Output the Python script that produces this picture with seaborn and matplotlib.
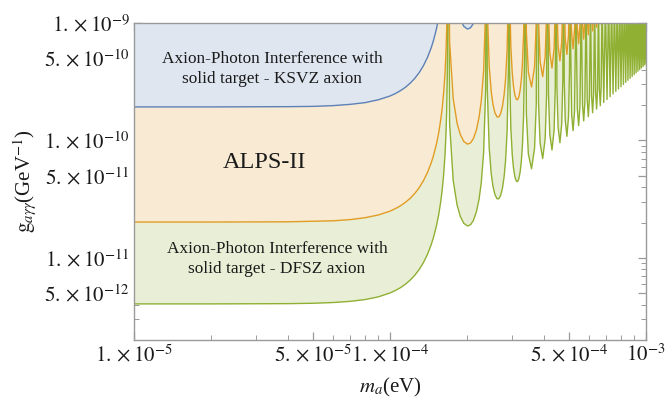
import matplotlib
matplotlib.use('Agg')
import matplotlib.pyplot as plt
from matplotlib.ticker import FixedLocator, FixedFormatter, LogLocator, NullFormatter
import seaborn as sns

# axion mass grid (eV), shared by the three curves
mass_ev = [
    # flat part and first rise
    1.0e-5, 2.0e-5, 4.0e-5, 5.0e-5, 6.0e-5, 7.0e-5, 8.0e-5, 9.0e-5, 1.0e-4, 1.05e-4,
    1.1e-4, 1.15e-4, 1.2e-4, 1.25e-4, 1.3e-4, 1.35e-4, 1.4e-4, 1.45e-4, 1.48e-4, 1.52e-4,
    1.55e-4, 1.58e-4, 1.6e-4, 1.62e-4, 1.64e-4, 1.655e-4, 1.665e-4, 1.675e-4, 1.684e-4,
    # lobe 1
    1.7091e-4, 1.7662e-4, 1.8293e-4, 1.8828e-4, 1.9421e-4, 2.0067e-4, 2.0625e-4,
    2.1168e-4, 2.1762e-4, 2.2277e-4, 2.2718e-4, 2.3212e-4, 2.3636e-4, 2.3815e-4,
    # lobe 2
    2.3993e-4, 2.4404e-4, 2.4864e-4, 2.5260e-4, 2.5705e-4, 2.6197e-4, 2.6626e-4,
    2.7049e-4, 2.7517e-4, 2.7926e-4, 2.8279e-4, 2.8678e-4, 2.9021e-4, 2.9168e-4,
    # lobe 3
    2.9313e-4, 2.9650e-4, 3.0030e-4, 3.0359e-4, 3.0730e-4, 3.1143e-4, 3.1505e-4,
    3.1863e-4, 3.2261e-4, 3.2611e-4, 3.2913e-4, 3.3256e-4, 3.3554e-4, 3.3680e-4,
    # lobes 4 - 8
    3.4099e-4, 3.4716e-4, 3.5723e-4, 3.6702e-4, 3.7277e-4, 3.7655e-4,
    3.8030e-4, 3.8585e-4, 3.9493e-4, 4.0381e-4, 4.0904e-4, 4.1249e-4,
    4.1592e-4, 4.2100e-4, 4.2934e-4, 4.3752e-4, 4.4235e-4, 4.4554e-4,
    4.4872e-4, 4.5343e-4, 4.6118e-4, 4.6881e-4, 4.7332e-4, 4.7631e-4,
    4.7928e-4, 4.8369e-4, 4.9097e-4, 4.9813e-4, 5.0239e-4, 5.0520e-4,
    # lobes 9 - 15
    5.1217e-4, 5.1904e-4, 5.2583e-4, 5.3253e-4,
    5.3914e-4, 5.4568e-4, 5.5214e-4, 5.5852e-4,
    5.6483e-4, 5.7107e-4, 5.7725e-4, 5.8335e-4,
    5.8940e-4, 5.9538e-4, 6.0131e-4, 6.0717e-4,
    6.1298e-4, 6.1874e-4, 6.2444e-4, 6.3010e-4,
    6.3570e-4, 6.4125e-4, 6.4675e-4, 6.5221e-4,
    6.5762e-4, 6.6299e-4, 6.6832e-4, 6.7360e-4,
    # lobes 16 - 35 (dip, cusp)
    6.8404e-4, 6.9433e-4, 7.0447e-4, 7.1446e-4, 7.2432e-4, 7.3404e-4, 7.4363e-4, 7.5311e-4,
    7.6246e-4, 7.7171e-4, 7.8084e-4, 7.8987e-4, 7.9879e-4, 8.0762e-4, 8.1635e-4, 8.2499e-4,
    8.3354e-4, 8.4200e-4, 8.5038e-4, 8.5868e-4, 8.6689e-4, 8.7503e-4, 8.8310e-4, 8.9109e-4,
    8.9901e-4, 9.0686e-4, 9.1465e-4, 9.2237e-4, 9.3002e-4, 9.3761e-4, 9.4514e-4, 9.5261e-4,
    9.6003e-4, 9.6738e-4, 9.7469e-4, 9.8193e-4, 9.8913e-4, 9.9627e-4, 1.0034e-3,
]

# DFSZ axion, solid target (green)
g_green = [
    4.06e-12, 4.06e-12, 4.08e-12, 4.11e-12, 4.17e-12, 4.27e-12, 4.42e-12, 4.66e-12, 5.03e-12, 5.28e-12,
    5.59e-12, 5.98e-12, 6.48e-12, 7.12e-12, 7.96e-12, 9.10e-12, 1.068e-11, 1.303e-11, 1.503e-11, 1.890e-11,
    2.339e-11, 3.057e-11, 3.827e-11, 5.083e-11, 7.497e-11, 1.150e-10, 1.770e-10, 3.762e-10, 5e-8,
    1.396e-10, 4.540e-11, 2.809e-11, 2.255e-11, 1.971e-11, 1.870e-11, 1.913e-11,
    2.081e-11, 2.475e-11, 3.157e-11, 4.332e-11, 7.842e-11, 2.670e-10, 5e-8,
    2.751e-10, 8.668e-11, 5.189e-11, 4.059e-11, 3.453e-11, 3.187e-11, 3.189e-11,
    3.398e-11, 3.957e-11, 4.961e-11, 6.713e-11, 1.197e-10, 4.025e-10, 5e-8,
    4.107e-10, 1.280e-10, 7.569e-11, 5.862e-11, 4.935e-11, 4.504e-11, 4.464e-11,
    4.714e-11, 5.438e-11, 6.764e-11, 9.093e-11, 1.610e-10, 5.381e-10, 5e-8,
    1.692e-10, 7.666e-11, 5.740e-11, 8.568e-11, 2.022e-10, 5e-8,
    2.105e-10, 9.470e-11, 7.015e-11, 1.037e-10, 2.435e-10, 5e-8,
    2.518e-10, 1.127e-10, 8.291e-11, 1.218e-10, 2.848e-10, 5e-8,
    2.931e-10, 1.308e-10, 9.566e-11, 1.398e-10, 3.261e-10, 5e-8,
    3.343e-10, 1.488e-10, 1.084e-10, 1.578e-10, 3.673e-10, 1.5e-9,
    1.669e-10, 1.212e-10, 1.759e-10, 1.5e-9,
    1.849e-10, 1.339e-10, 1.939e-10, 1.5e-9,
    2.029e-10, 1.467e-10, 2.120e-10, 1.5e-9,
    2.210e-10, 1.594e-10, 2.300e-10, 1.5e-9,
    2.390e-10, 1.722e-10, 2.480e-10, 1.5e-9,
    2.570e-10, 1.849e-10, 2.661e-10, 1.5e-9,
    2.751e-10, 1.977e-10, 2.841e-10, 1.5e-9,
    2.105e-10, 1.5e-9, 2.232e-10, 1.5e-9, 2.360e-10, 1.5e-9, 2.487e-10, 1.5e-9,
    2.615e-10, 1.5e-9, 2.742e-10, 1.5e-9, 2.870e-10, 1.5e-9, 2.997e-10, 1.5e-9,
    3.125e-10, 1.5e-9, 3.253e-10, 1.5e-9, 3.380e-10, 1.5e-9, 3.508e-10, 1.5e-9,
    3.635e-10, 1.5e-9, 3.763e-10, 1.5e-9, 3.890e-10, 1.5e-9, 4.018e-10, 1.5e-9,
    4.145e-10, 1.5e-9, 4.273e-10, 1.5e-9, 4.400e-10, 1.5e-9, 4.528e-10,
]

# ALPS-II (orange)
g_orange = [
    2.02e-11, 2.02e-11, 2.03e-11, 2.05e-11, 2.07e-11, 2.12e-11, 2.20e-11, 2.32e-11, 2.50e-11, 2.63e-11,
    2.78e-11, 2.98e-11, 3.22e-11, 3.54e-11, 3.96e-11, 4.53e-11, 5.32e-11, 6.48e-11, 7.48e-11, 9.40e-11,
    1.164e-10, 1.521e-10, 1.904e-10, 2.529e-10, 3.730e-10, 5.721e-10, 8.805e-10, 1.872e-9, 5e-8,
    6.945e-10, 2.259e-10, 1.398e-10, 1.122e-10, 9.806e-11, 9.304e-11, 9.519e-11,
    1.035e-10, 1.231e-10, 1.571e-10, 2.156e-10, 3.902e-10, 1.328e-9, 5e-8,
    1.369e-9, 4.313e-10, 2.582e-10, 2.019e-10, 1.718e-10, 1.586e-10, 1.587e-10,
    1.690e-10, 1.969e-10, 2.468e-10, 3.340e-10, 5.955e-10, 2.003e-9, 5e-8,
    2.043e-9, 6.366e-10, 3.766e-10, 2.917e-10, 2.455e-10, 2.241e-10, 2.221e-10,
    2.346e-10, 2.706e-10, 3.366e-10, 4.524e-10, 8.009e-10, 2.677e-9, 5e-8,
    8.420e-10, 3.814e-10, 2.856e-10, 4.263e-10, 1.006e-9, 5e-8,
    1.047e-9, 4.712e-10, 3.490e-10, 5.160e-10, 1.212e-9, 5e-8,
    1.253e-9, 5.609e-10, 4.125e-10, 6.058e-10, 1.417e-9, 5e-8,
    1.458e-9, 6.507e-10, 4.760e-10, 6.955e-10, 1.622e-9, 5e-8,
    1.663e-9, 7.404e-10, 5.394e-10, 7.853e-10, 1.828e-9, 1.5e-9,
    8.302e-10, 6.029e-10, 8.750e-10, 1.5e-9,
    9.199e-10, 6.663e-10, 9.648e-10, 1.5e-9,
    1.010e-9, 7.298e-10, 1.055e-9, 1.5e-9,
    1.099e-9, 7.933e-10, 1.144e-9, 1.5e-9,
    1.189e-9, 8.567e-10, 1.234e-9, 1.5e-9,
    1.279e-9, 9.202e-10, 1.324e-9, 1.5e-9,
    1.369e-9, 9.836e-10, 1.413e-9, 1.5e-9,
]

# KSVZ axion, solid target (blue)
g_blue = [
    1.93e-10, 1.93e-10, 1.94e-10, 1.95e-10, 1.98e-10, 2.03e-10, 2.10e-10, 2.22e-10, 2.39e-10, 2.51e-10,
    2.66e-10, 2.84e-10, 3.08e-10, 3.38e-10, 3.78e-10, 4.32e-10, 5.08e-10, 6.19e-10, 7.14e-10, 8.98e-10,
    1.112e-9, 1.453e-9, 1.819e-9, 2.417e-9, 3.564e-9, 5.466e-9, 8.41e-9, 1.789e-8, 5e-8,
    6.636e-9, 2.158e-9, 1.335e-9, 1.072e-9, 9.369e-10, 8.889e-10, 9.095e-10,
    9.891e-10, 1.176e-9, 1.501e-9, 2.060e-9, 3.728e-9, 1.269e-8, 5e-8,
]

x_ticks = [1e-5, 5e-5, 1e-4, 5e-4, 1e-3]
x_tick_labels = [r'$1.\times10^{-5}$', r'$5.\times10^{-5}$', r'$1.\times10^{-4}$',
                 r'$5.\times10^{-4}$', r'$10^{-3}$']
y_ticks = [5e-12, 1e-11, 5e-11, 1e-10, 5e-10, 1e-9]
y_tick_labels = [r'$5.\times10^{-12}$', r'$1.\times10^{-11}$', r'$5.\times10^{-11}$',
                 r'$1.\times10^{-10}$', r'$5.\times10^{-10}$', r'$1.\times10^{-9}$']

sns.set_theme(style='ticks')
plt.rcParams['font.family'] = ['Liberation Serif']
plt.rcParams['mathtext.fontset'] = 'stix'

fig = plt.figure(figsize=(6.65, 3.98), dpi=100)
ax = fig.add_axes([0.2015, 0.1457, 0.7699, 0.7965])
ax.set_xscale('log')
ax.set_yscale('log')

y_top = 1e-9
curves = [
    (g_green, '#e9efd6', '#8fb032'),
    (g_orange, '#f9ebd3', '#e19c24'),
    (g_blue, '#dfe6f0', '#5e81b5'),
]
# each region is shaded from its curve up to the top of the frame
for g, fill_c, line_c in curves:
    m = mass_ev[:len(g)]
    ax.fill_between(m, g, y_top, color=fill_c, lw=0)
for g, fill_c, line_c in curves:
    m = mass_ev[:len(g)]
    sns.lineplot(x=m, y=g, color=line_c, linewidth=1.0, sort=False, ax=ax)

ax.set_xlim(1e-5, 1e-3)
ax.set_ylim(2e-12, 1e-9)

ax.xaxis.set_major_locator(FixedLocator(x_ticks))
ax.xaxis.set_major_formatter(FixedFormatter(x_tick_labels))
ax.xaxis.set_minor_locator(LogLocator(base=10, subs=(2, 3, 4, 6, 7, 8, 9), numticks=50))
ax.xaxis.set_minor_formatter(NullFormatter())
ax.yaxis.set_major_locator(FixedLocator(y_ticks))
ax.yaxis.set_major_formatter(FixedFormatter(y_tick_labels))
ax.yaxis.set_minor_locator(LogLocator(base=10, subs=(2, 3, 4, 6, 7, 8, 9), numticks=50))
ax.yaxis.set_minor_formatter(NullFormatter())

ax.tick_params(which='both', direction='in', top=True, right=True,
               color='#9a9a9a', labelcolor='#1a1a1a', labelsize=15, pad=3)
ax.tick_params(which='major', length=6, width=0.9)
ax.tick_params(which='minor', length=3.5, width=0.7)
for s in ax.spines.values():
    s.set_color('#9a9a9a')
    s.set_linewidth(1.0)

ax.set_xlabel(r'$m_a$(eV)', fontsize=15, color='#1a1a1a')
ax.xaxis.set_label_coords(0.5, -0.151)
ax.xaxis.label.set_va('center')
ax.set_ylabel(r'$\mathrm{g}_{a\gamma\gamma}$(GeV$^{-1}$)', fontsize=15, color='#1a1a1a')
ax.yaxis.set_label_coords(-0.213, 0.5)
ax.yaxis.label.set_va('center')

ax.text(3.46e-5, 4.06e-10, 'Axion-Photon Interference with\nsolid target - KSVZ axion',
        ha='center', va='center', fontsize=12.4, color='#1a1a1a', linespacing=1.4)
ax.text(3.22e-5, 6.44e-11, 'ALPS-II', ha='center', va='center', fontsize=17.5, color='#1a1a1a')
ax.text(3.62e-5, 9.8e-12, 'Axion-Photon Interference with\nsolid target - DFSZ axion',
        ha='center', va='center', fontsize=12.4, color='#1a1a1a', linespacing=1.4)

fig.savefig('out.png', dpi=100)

== WORK TO BE COMPLETED ==
Up to and including the line containing "import seaborn as sns", repeat every line from the start of the data, but none of the pictures.

== EXERCISE ANSWER ==
Output the Python script that produces this picture with seaborn and matplotlib.
import matplotlib
matplotlib.use('Agg')
import matplotlib.pyplot as plt
from matplotlib.ticker import FixedLocator, FixedFormatter, LogLocator, NullFormatter
import seaborn as sns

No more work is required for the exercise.